Data excerpt
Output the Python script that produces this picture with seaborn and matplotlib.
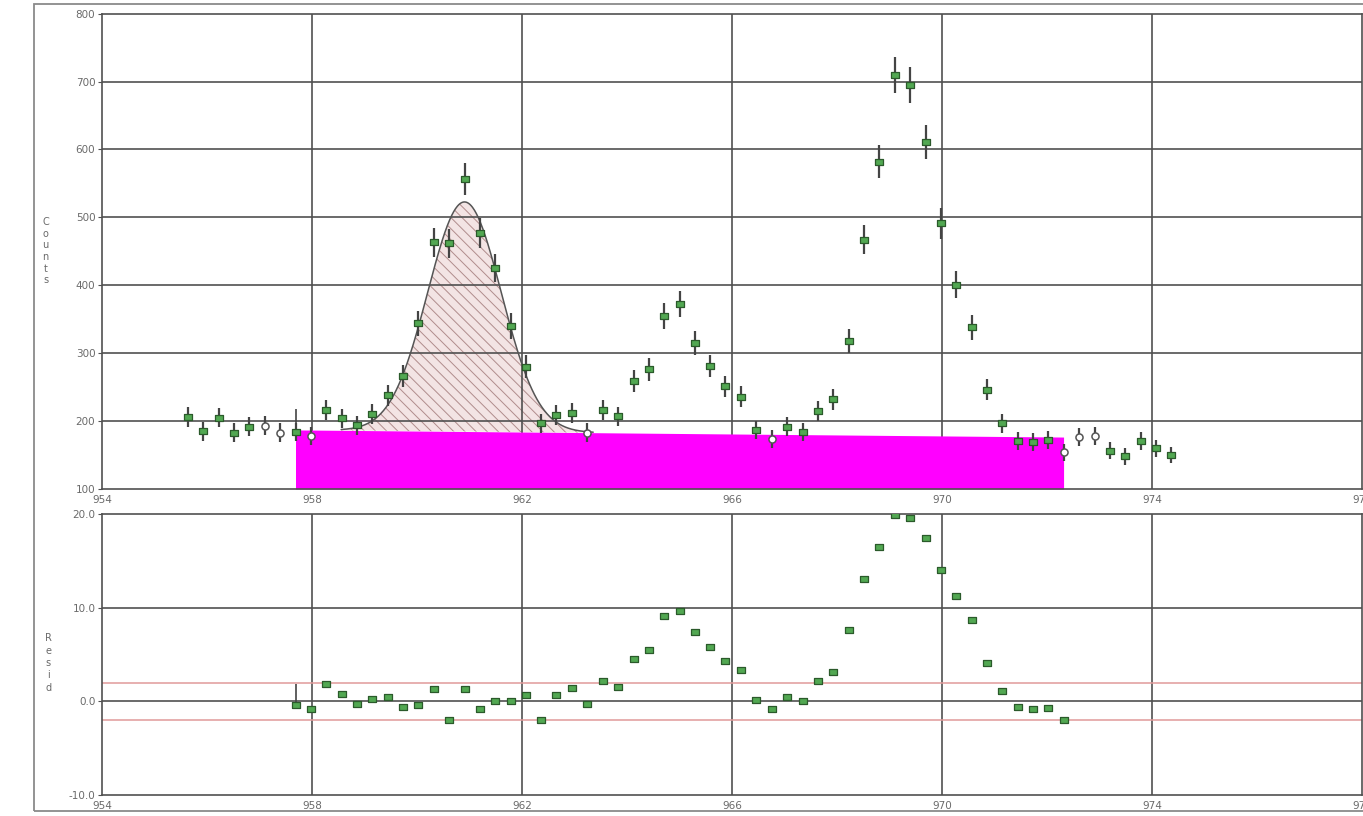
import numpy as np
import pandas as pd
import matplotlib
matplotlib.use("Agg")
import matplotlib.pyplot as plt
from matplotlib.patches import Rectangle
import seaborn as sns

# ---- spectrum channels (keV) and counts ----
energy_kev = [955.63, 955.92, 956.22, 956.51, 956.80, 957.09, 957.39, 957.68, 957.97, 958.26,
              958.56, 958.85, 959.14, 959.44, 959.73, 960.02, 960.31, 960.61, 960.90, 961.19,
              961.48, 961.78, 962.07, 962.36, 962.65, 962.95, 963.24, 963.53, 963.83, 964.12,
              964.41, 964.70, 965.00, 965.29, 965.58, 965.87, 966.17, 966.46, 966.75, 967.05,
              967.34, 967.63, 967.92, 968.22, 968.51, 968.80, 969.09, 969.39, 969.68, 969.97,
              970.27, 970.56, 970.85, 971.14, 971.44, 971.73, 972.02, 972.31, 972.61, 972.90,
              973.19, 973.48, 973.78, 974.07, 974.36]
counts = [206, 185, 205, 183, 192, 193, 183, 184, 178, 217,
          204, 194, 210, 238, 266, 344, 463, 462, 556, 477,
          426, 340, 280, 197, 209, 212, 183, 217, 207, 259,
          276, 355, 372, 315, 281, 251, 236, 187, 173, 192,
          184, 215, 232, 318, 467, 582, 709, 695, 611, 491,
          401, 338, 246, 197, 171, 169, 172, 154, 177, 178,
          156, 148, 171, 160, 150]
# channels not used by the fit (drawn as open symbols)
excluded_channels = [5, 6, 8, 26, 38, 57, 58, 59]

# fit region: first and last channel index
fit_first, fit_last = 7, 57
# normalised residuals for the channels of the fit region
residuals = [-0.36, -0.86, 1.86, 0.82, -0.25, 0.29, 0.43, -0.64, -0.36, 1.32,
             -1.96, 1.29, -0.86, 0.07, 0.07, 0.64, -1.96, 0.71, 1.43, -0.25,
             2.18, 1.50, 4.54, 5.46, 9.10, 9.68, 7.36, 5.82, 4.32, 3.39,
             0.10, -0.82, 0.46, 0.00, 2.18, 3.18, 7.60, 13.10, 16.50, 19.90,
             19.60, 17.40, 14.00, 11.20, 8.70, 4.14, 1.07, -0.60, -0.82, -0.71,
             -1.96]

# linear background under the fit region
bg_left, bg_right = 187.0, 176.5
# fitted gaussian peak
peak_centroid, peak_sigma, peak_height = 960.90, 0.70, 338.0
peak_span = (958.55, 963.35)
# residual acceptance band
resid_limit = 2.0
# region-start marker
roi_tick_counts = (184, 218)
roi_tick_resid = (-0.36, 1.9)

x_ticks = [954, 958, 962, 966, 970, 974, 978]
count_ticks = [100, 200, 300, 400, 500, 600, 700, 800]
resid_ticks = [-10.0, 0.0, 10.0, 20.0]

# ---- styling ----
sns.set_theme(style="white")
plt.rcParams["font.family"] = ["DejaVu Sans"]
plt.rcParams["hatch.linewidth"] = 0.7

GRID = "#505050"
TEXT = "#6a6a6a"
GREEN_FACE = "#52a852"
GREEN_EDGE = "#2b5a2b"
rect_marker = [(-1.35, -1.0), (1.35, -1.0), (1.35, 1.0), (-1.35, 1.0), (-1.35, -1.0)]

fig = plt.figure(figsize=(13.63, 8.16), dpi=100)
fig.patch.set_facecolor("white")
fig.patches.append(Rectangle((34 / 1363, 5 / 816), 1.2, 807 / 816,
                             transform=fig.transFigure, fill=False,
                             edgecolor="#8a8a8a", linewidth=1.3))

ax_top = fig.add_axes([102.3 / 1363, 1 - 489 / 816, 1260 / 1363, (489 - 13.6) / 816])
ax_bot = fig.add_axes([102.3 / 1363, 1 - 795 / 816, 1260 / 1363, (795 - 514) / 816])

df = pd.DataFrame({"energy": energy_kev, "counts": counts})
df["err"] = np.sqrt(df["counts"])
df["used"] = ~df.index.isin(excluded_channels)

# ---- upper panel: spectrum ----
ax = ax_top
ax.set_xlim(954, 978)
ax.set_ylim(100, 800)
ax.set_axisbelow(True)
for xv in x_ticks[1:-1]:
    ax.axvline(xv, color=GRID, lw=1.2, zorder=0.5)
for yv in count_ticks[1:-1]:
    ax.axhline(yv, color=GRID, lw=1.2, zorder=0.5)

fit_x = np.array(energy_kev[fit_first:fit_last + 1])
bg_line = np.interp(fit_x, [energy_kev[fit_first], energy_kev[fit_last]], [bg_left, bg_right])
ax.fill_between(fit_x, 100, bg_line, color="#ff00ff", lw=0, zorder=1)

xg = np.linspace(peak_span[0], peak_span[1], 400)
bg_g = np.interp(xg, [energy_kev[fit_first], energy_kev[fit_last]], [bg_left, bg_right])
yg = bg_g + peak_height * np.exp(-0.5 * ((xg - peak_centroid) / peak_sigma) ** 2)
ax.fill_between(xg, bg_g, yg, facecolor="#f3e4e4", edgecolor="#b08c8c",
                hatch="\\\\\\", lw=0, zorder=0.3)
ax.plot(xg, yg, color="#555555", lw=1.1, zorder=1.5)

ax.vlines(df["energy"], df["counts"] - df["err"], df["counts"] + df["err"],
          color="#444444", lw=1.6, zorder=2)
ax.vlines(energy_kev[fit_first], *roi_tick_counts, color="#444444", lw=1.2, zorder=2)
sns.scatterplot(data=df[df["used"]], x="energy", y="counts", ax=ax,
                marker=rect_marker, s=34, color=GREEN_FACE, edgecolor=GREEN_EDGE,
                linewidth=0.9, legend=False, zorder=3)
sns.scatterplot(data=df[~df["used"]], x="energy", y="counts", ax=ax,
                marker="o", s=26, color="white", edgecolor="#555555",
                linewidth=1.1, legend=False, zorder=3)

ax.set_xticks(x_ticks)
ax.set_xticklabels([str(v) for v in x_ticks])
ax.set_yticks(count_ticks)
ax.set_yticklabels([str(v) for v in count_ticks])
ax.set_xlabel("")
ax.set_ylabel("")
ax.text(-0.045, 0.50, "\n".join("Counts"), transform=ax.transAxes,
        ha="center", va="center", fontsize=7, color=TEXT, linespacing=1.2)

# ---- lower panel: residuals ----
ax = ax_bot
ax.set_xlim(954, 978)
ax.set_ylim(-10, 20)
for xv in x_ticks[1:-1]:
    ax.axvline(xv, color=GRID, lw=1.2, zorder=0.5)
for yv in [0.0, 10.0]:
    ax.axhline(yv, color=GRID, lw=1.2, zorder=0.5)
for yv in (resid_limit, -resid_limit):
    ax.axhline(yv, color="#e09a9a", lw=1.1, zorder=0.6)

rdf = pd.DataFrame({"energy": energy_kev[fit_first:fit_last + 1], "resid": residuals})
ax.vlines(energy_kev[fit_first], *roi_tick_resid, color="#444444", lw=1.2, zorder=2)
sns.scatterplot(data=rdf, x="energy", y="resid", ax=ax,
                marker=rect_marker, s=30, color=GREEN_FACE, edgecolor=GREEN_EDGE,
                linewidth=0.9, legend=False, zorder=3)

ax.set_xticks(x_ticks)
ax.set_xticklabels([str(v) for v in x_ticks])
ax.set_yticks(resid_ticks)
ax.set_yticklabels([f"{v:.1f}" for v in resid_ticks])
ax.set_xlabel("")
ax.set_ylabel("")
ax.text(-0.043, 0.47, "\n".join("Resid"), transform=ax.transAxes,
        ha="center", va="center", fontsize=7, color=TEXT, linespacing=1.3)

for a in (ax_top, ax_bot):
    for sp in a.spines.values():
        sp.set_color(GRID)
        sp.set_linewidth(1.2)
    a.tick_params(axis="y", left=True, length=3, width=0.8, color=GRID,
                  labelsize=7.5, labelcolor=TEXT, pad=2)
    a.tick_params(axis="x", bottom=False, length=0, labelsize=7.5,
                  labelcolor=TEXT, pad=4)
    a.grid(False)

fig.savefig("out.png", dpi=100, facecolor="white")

Work to do
How many lines in the listing above contain the string "matplotlib"? Answer with the number only.

Expected answer
5